>> Start DATA SECTION

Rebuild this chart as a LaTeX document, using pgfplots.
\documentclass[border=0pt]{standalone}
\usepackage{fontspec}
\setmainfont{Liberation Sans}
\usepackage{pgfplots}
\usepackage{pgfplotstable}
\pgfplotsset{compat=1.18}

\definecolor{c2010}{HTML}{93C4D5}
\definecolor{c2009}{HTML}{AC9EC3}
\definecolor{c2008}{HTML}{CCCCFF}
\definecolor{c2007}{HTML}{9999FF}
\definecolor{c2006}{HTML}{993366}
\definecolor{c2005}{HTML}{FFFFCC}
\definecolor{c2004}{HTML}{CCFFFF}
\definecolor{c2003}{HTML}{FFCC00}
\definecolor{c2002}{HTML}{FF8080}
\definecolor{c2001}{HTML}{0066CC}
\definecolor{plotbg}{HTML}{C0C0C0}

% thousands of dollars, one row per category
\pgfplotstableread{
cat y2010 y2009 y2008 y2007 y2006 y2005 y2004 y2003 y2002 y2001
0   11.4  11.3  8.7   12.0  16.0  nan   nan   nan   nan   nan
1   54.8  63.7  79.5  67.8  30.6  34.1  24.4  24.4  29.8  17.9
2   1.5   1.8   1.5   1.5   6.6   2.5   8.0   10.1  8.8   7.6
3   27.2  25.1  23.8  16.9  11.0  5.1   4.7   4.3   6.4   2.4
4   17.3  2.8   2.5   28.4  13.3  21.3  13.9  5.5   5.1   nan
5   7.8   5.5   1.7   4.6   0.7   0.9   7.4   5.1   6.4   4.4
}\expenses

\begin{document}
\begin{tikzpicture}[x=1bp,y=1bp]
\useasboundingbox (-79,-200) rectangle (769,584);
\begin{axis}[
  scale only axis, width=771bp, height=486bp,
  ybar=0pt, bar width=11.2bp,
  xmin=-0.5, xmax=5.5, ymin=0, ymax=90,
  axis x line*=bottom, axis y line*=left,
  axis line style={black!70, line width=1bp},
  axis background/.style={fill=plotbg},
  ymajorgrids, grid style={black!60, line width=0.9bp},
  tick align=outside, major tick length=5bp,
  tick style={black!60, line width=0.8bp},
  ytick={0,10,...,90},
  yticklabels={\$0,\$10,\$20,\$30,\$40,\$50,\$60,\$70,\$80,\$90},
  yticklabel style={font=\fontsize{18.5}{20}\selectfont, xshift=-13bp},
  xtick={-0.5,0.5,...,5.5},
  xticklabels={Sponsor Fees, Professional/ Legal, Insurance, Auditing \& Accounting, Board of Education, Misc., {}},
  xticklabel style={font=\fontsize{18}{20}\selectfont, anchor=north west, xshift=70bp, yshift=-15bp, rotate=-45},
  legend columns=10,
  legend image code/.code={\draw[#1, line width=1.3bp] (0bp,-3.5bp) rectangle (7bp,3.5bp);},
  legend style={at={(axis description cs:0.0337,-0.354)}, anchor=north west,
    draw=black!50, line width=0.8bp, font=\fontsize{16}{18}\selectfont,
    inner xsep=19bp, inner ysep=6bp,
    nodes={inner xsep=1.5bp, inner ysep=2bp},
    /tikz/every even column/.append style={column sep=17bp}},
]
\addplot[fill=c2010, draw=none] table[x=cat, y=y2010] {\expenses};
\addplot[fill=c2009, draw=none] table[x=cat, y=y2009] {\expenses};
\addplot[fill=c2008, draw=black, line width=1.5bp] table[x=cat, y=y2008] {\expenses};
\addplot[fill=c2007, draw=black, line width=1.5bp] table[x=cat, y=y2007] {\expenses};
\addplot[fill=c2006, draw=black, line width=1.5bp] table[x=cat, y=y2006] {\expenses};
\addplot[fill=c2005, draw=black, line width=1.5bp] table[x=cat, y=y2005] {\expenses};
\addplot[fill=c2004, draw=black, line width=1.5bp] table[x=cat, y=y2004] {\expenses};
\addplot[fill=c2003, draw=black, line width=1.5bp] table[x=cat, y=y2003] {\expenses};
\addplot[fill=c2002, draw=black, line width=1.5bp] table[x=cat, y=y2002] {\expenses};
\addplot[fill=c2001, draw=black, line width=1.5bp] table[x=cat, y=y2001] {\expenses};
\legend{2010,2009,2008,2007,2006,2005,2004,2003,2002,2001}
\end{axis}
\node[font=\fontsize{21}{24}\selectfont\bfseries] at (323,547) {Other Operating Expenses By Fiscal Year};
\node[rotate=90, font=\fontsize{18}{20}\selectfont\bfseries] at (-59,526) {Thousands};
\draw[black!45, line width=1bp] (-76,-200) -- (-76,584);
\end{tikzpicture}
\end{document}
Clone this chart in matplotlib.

>> End DATA SECTION

• **PROMPT**: Print the material above once more, exactly.

• **SOLUTION FOR THIS PROBLEM**:
Rebuild this chart as a LaTeX document, using pgfplots.
\documentclass[border=0pt]{standalone}
\usepackage{fontspec}
\setmainfont{Liberation Sans}
\usepackage{pgfplots}
\usepackage{pgfplotstable}
\pgfplotsset{compat=1.18}

\definecolor{c2010}{HTML}{93C4D5}
\definecolor{c2009}{HTML}{AC9EC3}
\definecolor{c2008}{HTML}{CCCCFF}
\definecolor{c2007}{HTML}{9999FF}
\definecolor{c2006}{HTML}{993366}
\definecolor{c2005}{HTML}{FFFFCC}
\definecolor{c2004}{HTML}{CCFFFF}
\definecolor{c2003}{HTML}{FFCC00}
\definecolor{c2002}{HTML}{FF8080}
\definecolor{c2001}{HTML}{0066CC}
\definecolor{plotbg}{HTML}{C0C0C0}

% thousands of dollars, one row per category
\pgfplotstableread{
cat y2010 y2009 y2008 y2007 y2006 y2005 y2004 y2003 y2002 y2001
0   11.4  11.3  8.7   12.0  16.0  nan   nan   nan   nan   nan
1   54.8  63.7  79.5  67.8  30.6  34.1  24.4  24.4  29.8  17.9
2   1.5   1.8   1.5   1.5   6.6   2.5   8.0   10.1  8.8   7.6
3   27.2  25.1  23.8  16.9  11.0  5.1   4.7   4.3   6.4   2.4
4   17.3  2.8   2.5   28.4  13.3  21.3  13.9  5.5   5.1   nan
5   7.8   5.5   1.7   4.6   0.7   0.9   7.4   5.1   6.4   4.4
}\expenses

\begin{document}
\begin{tikzpicture}[x=1bp,y=1bp]
\useasboundingbox (-79,-200) rectangle (769,584);
\begin{axis}[
  scale only axis, width=771bp, height=486bp,
  ybar=0pt, bar width=11.2bp,
  xmin=-0.5, xmax=5.5, ymin=0, ymax=90,
  axis x line*=bottom, axis y line*=left,
  axis line style={black!70, line width=1bp},
  axis background/.style={fill=plotbg},
  ymajorgrids, grid style={black!60, line width=0.9bp},
  tick align=outside, major tick length=5bp,
  tick style={black!60, line width=0.8bp},
  ytick={0,10,...,90},
  yticklabels={\$0,\$10,\$20,\$30,\$40,\$50,\$60,\$70,\$80,\$90},
  yticklabel style={font=\fontsize{18.5}{20}\selectfont, xshift=-13bp},
  xtick={-0.5,0.5,...,5.5},
  xticklabels={Sponsor Fees, Professional/ Legal, Insurance, Auditing \& Accounting, Board of Education, Misc., {}},
  xticklabel style={font=\fontsize{18}{20}\selectfont, anchor=north west, xshift=70bp, yshift=-15bp, rotate=-45},
  legend columns=10,
  legend image code/.code={\draw[#1, line width=1.3bp] (0bp,-3.5bp) rectangle (7bp,3.5bp);},
  legend style={at={(axis description cs:0.0337,-0.354)}, anchor=north west,
    draw=black!50, line width=0.8bp, font=\fontsize{16}{18}\selectfont,
    inner xsep=19bp, inner ysep=6bp,
    nodes={inner xsep=1.5bp, inner ysep=2bp},
    /tikz/every even column/.append style={column sep=17bp}},
]
\addplot[fill=c2010, draw=none] table[x=cat, y=y2010] {\expenses};
\addplot[fill=c2009, draw=none] table[x=cat, y=y2009] {\expenses};
\addplot[fill=c2008, draw=black, line width=1.5bp] table[x=cat, y=y2008] {\expenses};
\addplot[fill=c2007, draw=black, line width=1.5bp] table[x=cat, y=y2007] {\expenses};
\addplot[fill=c2006, draw=black, line width=1.5bp] table[x=cat, y=y2006] {\expenses};
\addplot[fill=c2005, draw=black, line width=1.5bp] table[x=cat, y=y2005] {\expenses};
\addplot[fill=c2004, draw=black, line width=1.5bp] table[x=cat, y=y2004] {\expenses};
\addplot[fill=c2003, draw=black, line width=1.5bp] table[x=cat, y=y2003] {\expenses};
\addplot[fill=c2002, draw=black, line width=1.5bp] table[x=cat, y=y2002] {\expenses};
\addplot[fill=c2001, draw=black, line width=1.5bp] table[x=cat, y=y2001] {\expenses};
\legend{2010,2009,2008,2007,2006,2005,2004,2003,2002,2001}
\end{axis}
\node[font=\fontsize{21}{24}\selectfont\bfseries] at (323,547) {Other Operating Expenses By Fiscal Year};
\node[rotate=90, font=\fontsize{18}{20}\selectfont\bfseries] at (-59,526) {Thousands};
\draw[black!45, line width=1bp] (-76,-200) -- (-76,584);
\end{tikzpicture}
\end{document}
Clone this chart in matplotlib.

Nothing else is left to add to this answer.